Müslümanların bayramı sona erdi.
Rahmet, bereket ve cehennem azabından kurtuluş müjdesi olan Kur’an Ayı Ramazan Bayramı ile sona erdi ve Müslümanlar 3 günlük bayramları sonrasında Ramazan ve Bayram tanımayan zalimlere karşı asli gündemlerine döndüler.
Müslümanlar topyekûn bir vücud gibi olamadıkları için gündemlerinde de bir birlik bütünlük yok.
Kimileri daha fazla dünyalık kazanıp emsallerinden daha fazla zengin olma sevdasına düştükleri için gayretlerini o tarafa yoğunlaştırma yolunu seçtiler.

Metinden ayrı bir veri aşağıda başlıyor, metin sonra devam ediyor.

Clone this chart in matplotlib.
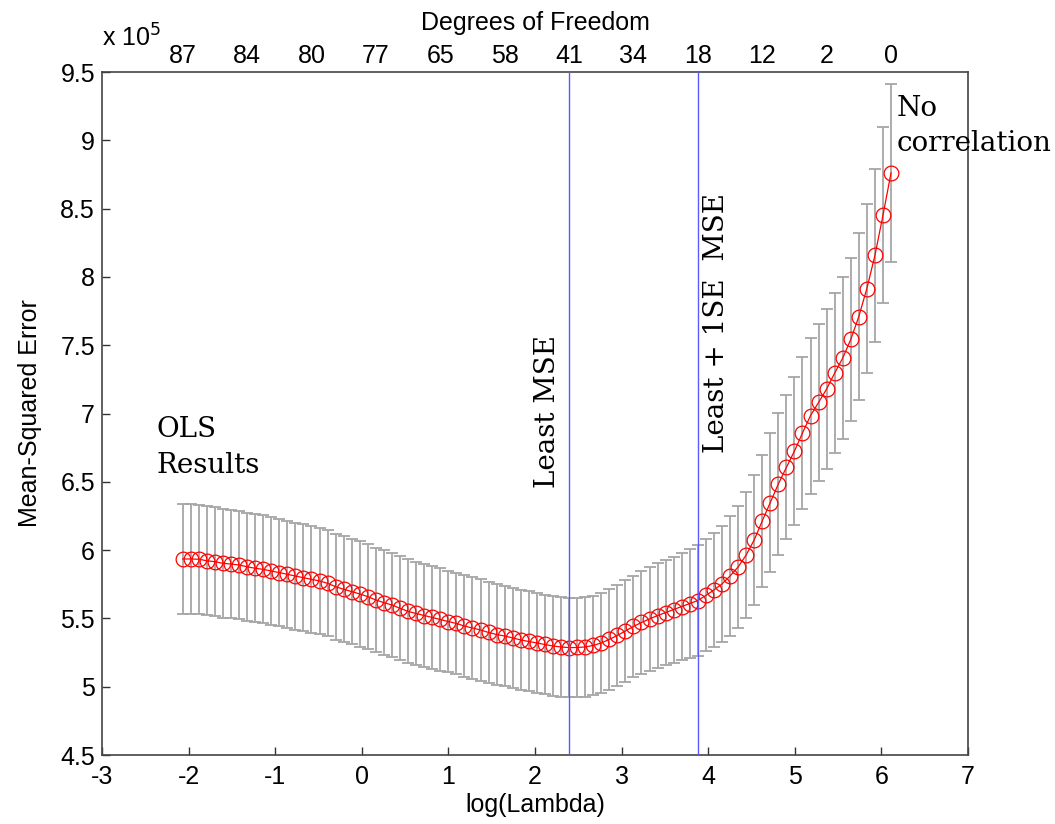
import numpy as np
import matplotlib
matplotlib.use("Agg")
import matplotlib.pyplot as plt

# ---- data (MSE and standard error in units of 1e5) ----
log_lambda_first = -2.068
log_lambda_last = 6.111
n_lambda = 89

mse_e5 = [5.935, 5.935, 5.933, 5.922, 5.915, 5.903, 5.898, 5.891, 5.878, 5.867,
          5.859, 5.847, 5.835, 5.823, 5.810, 5.798, 5.786, 5.774, 5.757, 5.732,
          5.713, 5.696, 5.679, 5.659, 5.635, 5.615, 5.598, 5.574, 5.551, 5.536,
          5.521, 5.507, 5.492, 5.477, 5.463, 5.444, 5.430, 5.415, 5.397, 5.382,
          5.371, 5.357, 5.342, 5.331, 5.320, 5.309, 5.298, 5.291, 5.286, 5.287,
          5.291, 5.302, 5.320, 5.346, 5.375, 5.408, 5.441, 5.470, 5.496, 5.521,
          5.543, 5.565, 5.587, 5.609, 5.631, 5.668, 5.708, 5.752, 5.810, 5.876,
          5.964, 6.074, 6.213, 6.348, 6.484, 6.605, 6.725, 6.857, 6.985, 7.081,
          7.179, 7.296, 7.406, 7.542, 7.710, 7.915, 8.157, 8.451, 8.761]

se_e5 = [0.401, 0.401, 0.400, 0.400, 0.400, 0.399, 0.398, 0.397, 0.396, 0.395,
         0.395, 0.394, 0.393, 0.392, 0.392, 0.391, 0.390, 0.389, 0.389, 0.388,
         0.387, 0.387, 0.386, 0.385, 0.384, 0.384, 0.383, 0.382, 0.381, 0.379,
         0.378, 0.376, 0.375, 0.373, 0.373, 0.372, 0.371, 0.370, 0.370, 0.369,
         0.368, 0.367, 0.367, 0.366, 0.365, 0.365, 0.365, 0.365, 0.364, 0.364,
         0.365, 0.365, 0.366, 0.368, 0.369, 0.370, 0.373, 0.375, 0.378, 0.381,
         0.384, 0.388, 0.392, 0.398, 0.403, 0.410, 0.419, 0.427, 0.439, 0.445,
         0.460, 0.476, 0.482, 0.507, 0.518, 0.527, 0.540, 0.559, 0.571, 0.576,
         0.586, 0.586, 0.593, 0.598, 0.608, 0.622, 0.631, 0.644, 0.651]

df_tick_labels = ["87", "84", "80", "77", "65", "58", "41", "34", "18", "12", "2", "0"]
df_tick_step = 8

x_ticks = [-3, -2, -1, 0, 1, 2, 3, 4, 5, 6, 7]
y_ticks = [4.5, 5, 5.5, 6, 6.5, 7, 7.5, 8, 8.5, 9, 9.5]
y_tick_labels = ["4.5", "5", "5.5", "6", "6.5", "7", "7.5", "8", "8.5", "9", "9.5"]

# ---- derived ----
log_lambda = np.linspace(log_lambda_first, log_lambda_last, n_lambda)
mse = np.array(mse_e5)
se = np.array(se_e5)
i_min = int(np.argmin(mse))
thresh = mse[i_min] + se[i_min]
i_1se = int(np.max(np.where(mse <= thresh)[0]))

plt.rcParams['font.family'] = ['Liberation Sans', 'DejaVu Sans']

W, H = 1055, 824
fig = plt.figure(figsize=(W / 100, H / 100), dpi=100)
L, R, T, B = 102, 968, 72, 755
ax = fig.add_axes([L / W, 1 - B / H, (R - L) / W, (B - T) / H])

ax.errorbar(log_lambda, mse, yerr=se, fmt='none', ecolor='#a6a6a6',
            elinewidth=1.3, capsize=4.6, capthick=1.3, zorder=2)
ax.plot(log_lambda, mse, '-o', color='red', mfc='none', mec='red',
        ms=10.6, mew=0.9, lw=0.9, zorder=3)
ax.axvline(log_lambda[i_min], color='#5a5aff', lw=1.0, zorder=4)
ax.axvline(log_lambda[i_1se], color='#5a5aff', lw=1.0, zorder=4)

ax.set_xlim(-3, 7)
ax.set_ylim(4.5, 9.5)
ax.set_xticks(x_ticks)
ax.set_xticklabels([str(v) for v in x_ticks])
ax.set_yticks(y_ticks)
ax.set_yticklabels(y_tick_labels)
ax.tick_params(direction='in', length=6, width=1, labelsize=18,
               color='#333333', pad=7)
ax.tick_params(axis='y', pad=5)
for s in ax.spines.values():
    s.set_color('#444444')
    s.set_linewidth(1.2)

ax.set_xlabel('log(Lambda)', fontsize=18, labelpad=3)
ax.set_ylabel('Mean-Squared Error', fontsize=18, labelpad=13)

# top axis: degrees of freedom
ax2 = ax.twiny()
ax2.set_xlim(ax.get_xlim())
ax2.set_xticks(log_lambda[::df_tick_step])
ax2.set_xticklabels(df_tick_labels)
ax2.tick_params(axis='x', length=0, labelsize=18, pad=3)
ax2.set_xlabel('Degrees of Freedom', fontsize=18, labelpad=10)
for s in ax2.spines.values():
    s.set_visible(False)

ax.text(0.0, 1.03, r'x 10$^{5}$', transform=ax.transAxes, fontsize=18,
        ha='left', va='bottom')

serif = ['DejaVu Serif']
ax.text(-2.37, 6.98, 'OLS\nResults', fontsize=20, family=serif,
        ha='left', va='top', linespacing=1.4)
ax.text(6.18, 9.33, 'No\ncorrelation', fontsize=20, family=serif,
        ha='left', va='top', linespacing=1.35, clip_on=False, zorder=6)
ax.text(2.15, 7.015, 'Least MSE', fontsize=20, family=serif, rotation=90,
        ha='center', va='center')
ax.text(4.10, 7.666, 'Least + 1SE  MSE', fontsize=20, family=serif,
        rotation=90, ha='center', va='center')

fig.savefig('out.png', dpi=100)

Kimileri doğuştan kendilerine bir hak olarak gördükleri idarecilik sıfatını ele geçirmek veya devam ettirmek için çalışmalarında o tarafa ağırlık verme yolunu seçtiler.
Kimileri anadan atadan gördükleri olan bitene kayıtsız kalma ve haksızlıklar ile yanlışlıklara itirazsız bir yaşama biçimi seçtikleri için kendi kabuklarına çekilmeyi tercih ettiler.
Kimileri de son yıllarda gayri İslami bir şekilde Allah (cc) Rasulü’nün (sav) sahih sünnet ve sahih hadislerine karşı başlatılan savaşa karşı çıkmayı görev bilerek bu ahlaksız saldırıyı bertaraf etmek için kardeşleri ile birlikte gayretlerini birleştirme yolunu seçtiler.
Bu öyle bir saldırıdır ki belki ancak askeri terminoloji ile gayri ahlaki asimetrik bir savaş olarak tanımlanabilecek bir saldırıdır.
Bu ahlaksız savaşta saldırı Resul’ümüzün (sav) Sahih Sünnet ve Sahih hadislerini toptan yok etmek için yapılmaktadır.
Bu nerede başlayıp nerede biteceği belli olmayan ahlaksız saldırı Sahih Sünnet ve Sahih Hadisleri bizlere ulaştıran Selefi Salihin’e (rha) karşı başlatılan bir savaştır.
Bu dış destekli ahlaksız savaş Rasulullah’ın (sav) arkadaşları olan İslam’ın Kurucu nesli olan Sahabe Efendilerimize (ra) karşı başlatılan bir savaştır.
Bu hayâsız saldırı Sahih Sünnet ve hadisleri bizlere ulaştıran Allah (cc) Rasulü’nün (sav) Aile Efradı ve Ehli Beytine karşı yapılmış bir ahlaksızlıktır.
Bu gayri İslami saldırı Bizzat Rasulullah’ın (sav) kendisine karşı yapılmış bir savaştır.
Bu savaş Vahiy meleği Cibril-i Emin, Namusu Ekber’i (as) devre dışı bırakmak için yapılan bir savaştır.
Daha açıkçası bu savaş Sahih Sünneti yok etmek üzerinden Kur’an-ı Kerim’i yok etmeye dönük bir savaştır.
Tarih boyunca Ehli Sünnet Müslümanlara karşı iç ve dış düşmanlar tarafından yapılan tüm saldırılar nasıl bertaraf edildi ise, son zamanda tekrar hortlatılarak yoğunlaştırılmak istenen bu saldırılar da hiç şüphesiz yine Ehli Sünnet Müslümanlar tarafından bertaraf edilecektir.
Önemli olan bu kirli savaşta Rasulullah’ın (sav) ve Sahih Sünnetin tarafında yer alabilmektir.
Bazı Müslümanlar henüz fark etmemiş olsalar da bu savaş yeni başlamamıştır ve bu saldırılar son saldırı da olmayacaktır.
1400 yıldır devam edegelen hak batıl mücadelesinin bu günkü versiyonu bu şekilde icra edilmektedir.
Rasulullah’ın (sav) Aile Efradı, Ehli Beyti (ra) ve arkadaşlarına (ra) yapılan saldırıların 1400 yıldır safevi şiası tarafından sinsice yapılan saldırılarla benzerlik göstermesine özellikle dikkat etmek gerekmektedir.
Batılı Müsteşriklerle hemen hemen aynı pozisyona gelmiş olan safevi şiasının yerli işbirlikçilerinin saldırılarının şiddetini artırmış olmaları, tarihin tekerrürü ve yenilgilerinin de habercisidir.
Sahi bu günlerde sizin gündeminiz ne diye sorsak cevabınız ne olurdu?